The really weird thing is that it simultaneously works correctly and doesn't. I would think that it would be one or the other.
Here is another example in the cron log were it ran both ways for a user other than root:
Feb 2 00:00:01 pwslhdpedgecp001 CROND[25828]: (kodoop) CMD (/opt/inmar/kognitio/kognitio_stop.sh) <--- Correct
Feb 2 00:00:01 pwslhdpedgecp001 CROND[25829]: (root) CMD (kodoop /opt/inmar/kognitio/kognitio_stop.sh) <--- Not Correct
No, that is what I don't understand either and why I am asking the question, hoping that someone else has seen this before or can point me in the right direction. There is only one crontab file with this job. I created the crontab file in /etc/cron.d and sudoed as root, I run:
crontab <filename>
crontab -e
(save the crontab with :wq)
it says 'crontab: installing new crontab'
That's it. Pretty simple.
Last edited by avalenti3; 02-03-2017 at 11:34 AM.
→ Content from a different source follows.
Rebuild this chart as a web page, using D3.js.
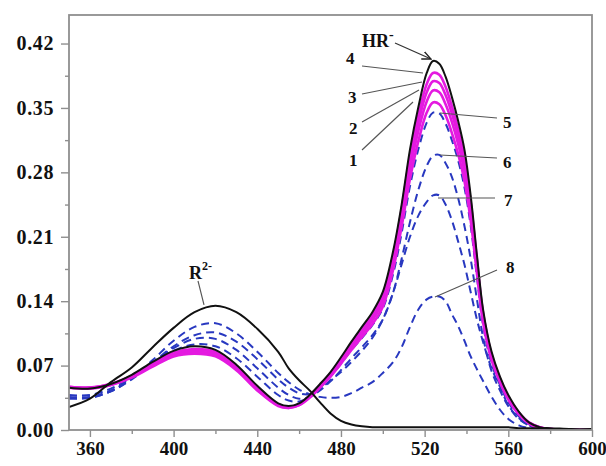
<!DOCTYPE html>
<html><head><meta charset="utf-8">
<script src="https://cdn.jsdelivr.net/npm/d3@7"></script>
<style>body{margin:0;background:#fff}svg{display:block}</style>
</head><body>
<script>
// wavelength grid (nm)
const wavelengths = [350,360,370,380,390,400,410,420,430,440,450,455,460,465,470,475,480,485,490,495,500,505,509,513,517,521,524,527,530,533,536,539,542,545,548,552,556,560,565,570,575,580,590,600];
// absorbance series
const seriesR2 = [0.025,0.034,0.052,0.068,0.090,0.111,0.128,0.135,0.128,0.110,0.085,0.067,0.054,0.043,0.030,0.018,0.010,0.006,0.004,0.003,0.003,0.003,0.003,0.003,0.003,0.003,0.003,0.003,0.003,0.003,0.003,0.003,0.003,0.003,0.003,0.003,0.003,0.003,0.002,0.002,0.002,0.002,0.001,0.001];
const seriesHR = [0.046,0.045,0.050,0.060,0.074,0.086,0.091,0.087,0.071,0.048,0.029,0.026,0.029,0.038,0.050,0.063,0.079,0.096,0.112,0.128,0.150,0.195,0.245,0.305,0.351,0.388,0.401,0.398,0.384,0.362,0.336,0.305,0.255,0.190,0.130,0.085,0.058,0.038,0.020,0.008,0.003,0.001,0,0];
const series4 = [0.047,0.046,0.050,0.059,0.072,0.084,0.088,0.085,0.069,0.046,0.028,0.025,0.028,0.037,0.049,0.062,0.077,0.094,0.109,0.125,0.146,0.190,0.240,0.298,0.342,0.376,0.388,0.386,0.373,0.352,0.327,0.296,0.248,0.185,0.126,0.082,0.056,0.036,0.019,0.008,0.003,0.001,0,0];
const series3 = [0.047,0.046,0.050,0.058,0.071,0.083,0.087,0.084,0.068,0.045,0.027,0.025,0.028,0.037,0.048,0.061,0.076,0.092,0.107,0.122,0.143,0.186,0.235,0.291,0.334,0.367,0.379,0.377,0.364,0.344,0.319,0.289,0.242,0.181,0.123,0.080,0.055,0.035,0.018,0.008,0.003,0.001,0,0];
const series2 = [0.046,0.046,0.049,0.058,0.070,0.082,0.085,0.082,0.067,0.044,0.027,0.024,0.027,0.036,0.047,0.060,0.074,0.090,0.104,0.119,0.139,0.181,0.229,0.283,0.325,0.357,0.369,0.367,0.354,0.335,0.311,0.281,0.236,0.176,0.120,0.078,0.054,0.034,0.018,0.007,0.002,0.001,0,0];
const series1 = [0.046,0.045,0.049,0.057,0.069,0.080,0.083,0.080,0.065,0.043,0.026,0.024,0.027,0.035,0.046,0.058,0.072,0.087,0.101,0.115,0.134,0.175,0.221,0.273,0.314,0.345,0.356,0.354,0.342,0.323,0.300,0.271,0.228,0.170,0.116,0.076,0.052,0.033,0.017,0.007,0.002,0.001,0,0];
const series5 = [0.038,0.038,0.045,0.057,0.072,0.086,0.093,0.091,0.078,0.058,0.038,0.032,0.031,0.036,0.046,0.058,0.072,0.087,0.100,0.114,0.132,0.170,0.214,0.265,0.305,0.334,0.345,0.344,0.333,0.315,0.293,0.264,0.222,0.166,0.113,0.072,0.049,0.030,0.015,0.006,0.002,0.001,0,0];
const series6 = [0.036,0.036,0.043,0.056,0.073,0.089,0.099,0.099,0.087,0.067,0.046,0.038,0.034,0.036,0.043,0.053,0.065,0.078,0.090,0.103,0.120,0.150,0.186,0.226,0.261,0.287,0.298,0.299,0.290,0.275,0.252,0.222,0.186,0.142,0.100,0.064,0.043,0.026,0.012,0.005,0.002,0.001,0,0];
const series7 = [0.035,0.035,0.042,0.055,0.073,0.091,0.103,0.106,0.096,0.077,0.055,0.046,0.040,0.039,0.045,0.054,0.063,0.074,0.086,0.100,0.120,0.150,0.180,0.210,0.233,0.248,0.255,0.255,0.245,0.228,0.205,0.180,0.150,0.120,0.095,0.067,0.047,0.027,0.013,0.005,0.002,0.001,0,0];
const series8 = [0.034,0.035,0.042,0.056,0.076,0.097,0.112,0.116,0.105,0.085,0.062,0.052,0.044,0.039,0.036,0.035,0.036,0.040,0.046,0.052,0.062,0.074,0.090,0.112,0.131,0.142,0.145,0.145,0.140,0.126,0.113,0.097,0.080,0.066,0.053,0.036,0.022,0.012,0.005,0.002,0.001,0,0,0];
// axis ticks
const xTicks = [360,400,440,480,520,560,600];
const yTicks = [0.00,0.07,0.14,0.21,0.28,0.35,0.42];
const yTickLabels = ["0.00","0.07","0.14","0.21","0.28","0.35","0.42"];

const W = 606, H = 466;
const svg = d3.select("body").append("svg").attr("width", W).attr("height", H);
const m = {l:69, r:592, t:15, b:430};
const x = d3.scaleLinear().domain([350,600]).range([m.l, m.r]);
const y = d3.scaleLinear().domain([0,0.451]).range([m.b, m.t]);

const line = d3.line().x(d=>x(d[0])).y(d=>y(d[1])).curve(d3.curveCatmullRom.alpha(0.5));
const pts = s => wavelengths.map((w,i)=>[w,s[i]]);

const defs = svg.append("defs");
defs.append("clipPath").attr("id","c").append("rect")
  .attr("x",m.l).attr("y",m.t).attr("width",m.r-m.l).attr("height",m.b-m.t);
const g = svg.append("g").attr("clip-path","url(#c)");

const blue = "#2838c0", mag = "#e41ae0";
[series8, series7, series6, series5].forEach(s=>{
  g.append("path").attr("d", line(pts(s))).attr("fill","none").attr("stroke",blue)
   .attr("stroke-width",2).attr("stroke-dasharray","8,5");
});
[series1, series2, series3, series4].forEach(s=>{
  g.append("path").attr("d", line(pts(s))).attr("fill","none").attr("stroke",mag)
   .attr("stroke-width",2.6);
});
g.append("path").attr("d", line(pts(seriesHR))).attr("fill","none").attr("stroke","#111").attr("stroke-width",2);
g.append("path").attr("d", line(pts(seriesR2))).attr("fill","none").attr("stroke","#111").attr("stroke-width",2);

// frame
const axisCol = "#8f8f8f";
svg.append("rect").attr("x",m.l).attr("y",m.t).attr("width",m.r-m.l).attr("height",m.b-m.t)
  .attr("fill","none").attr("stroke",axisCol).attr("stroke-width",1.8);

// axes
const font = "'Liberation Serif','Times New Roman',serif";
const yAxis = d3.axisLeft(y).tickValues(yTicks).tickFormat((d,i)=>yTickLabels[i]).tickSize(8).tickPadding(7);
svg.append("g").attr("class","ya").attr("transform",`translate(${m.l},0)`).call(yAxis);
const yMinor = d3.axisLeft(y).tickValues(yTicks.slice(0,-1).map(v=>v+0.035)).tickFormat("").tickSize(4);
svg.append("g").attr("transform",`translate(${m.l},0)`).call(yMinor);
const xAxis = d3.axisBottom(x).tickValues(xTicks).tickSize(7).tickPadding(5);
svg.append("g").attr("class","xa").attr("transform",`translate(0,${m.b})`).call(xAxis);
const xMinor = d3.axisBottom(x).tickValues([380,420,460,500,540,580]).tickFormat("").tickSize(4);
svg.append("g").attr("transform",`translate(0,${m.b})`).call(xMinor);
svg.selectAll(".domain").remove();
svg.selectAll(".tick line").attr("stroke",axisCol).attr("stroke-width",1.4);
svg.selectAll(".tick text").attr("font-family",font).attr("font-weight","bold").attr("fill","#111");
svg.selectAll(".xa .tick text").attr("font-size",19);
svg.selectAll(".ya .tick text").attr("font-size",20).attr("letter-spacing",0.6);

// annotations
const ann = svg.append("g").attr("font-family",font).attr("font-weight","bold").attr("fill","#111").attr("font-size",17);
const leader = (x1,y1,x2,y2)=>svg.append("line").attr("x1",x1).attr("y1",y1).attr("x2",x2).attr("y2",y2)
  .attr("stroke","#555").attr("stroke-width",1.1);
// HR-
const hr = ann.append("text").attr("x",362).attr("y",47).attr("font-size",18);
hr.append("tspan").text("HR");
hr.append("tspan").attr("dy",-8).attr("font-size",14).text("-");
defs.append("marker").attr("id","ar").attr("viewBox","0 0 10 10").attr("refX",9).attr("refY",5)
  .attr("markerWidth",9).attr("markerHeight",9).attr("orient","auto")
  .append("path").attr("d","M0,1 L9,5 L0,9").attr("fill","none").attr("stroke","#222").attr("stroke-width",1.3);
svg.append("line").attr("x1",395).attr("y1",43).attr("x2",x(524)-2).attr("y2",y(0.401)-2)
  .attr("stroke","#333").attr("stroke-width",1.1).attr("marker-end","url(#ar)");
// numbers
const nums = [
  ["4",346,64, 362,66, 423,73],
  ["3",348,103, 362,94, 422,82],
  ["2",349,134, 362,122, 419,90],
  ["1",349,166, 362,150, 413,102],
  ["5",503,128, 497,118, 440,113],
  ["6",503,168, 497,158, 440,155],
  ["7",504,206, 495,198, 438,198],
  ["8",506,273, 497,270, 435,297]
];
nums.forEach(n=>{ ann.append("text").attr("x",n[1]).attr("y",n[2]).text(n[0]); leader(n[3],n[4],n[5],n[6]); });
// R2-
const r2 = ann.append("text").attr("x",189).attr("y",279).attr("font-size",18);
r2.append("tspan").text("R");
r2.append("tspan").attr("dy",-9).attr("font-size",12).text("2-");
leader(198,281,204,y(0.135)-1);
</script>
</body></html>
Reason: added the location of file created
You posted that you created cron jobs in /etc/cron.d which are system jobs and not the same thing as root's cron jobs which are saved in /var/spool/cron when you use crontab -e. The jobs create using crontab -e do not need a user-name.
If you added the same command when you run crontab -e then you are running it twice.
Last edited by michaelk; 02-03-2017 at 11:47 AM.
Reason: responded to additional information.
Ok, here is a better explanation after a bit of thinking I think. By running crontab <filename> as root you switched its default cron file from /var/spool/cron/root to /etc/cron.d/<filename> so it is running it twice i.e. as a system job and as root.
If you switch root's cron back i.e run crontab /var/spool/cron (as root) that should work although you could run crontab -e and then save a blank file via :wq just to "refresh" crond.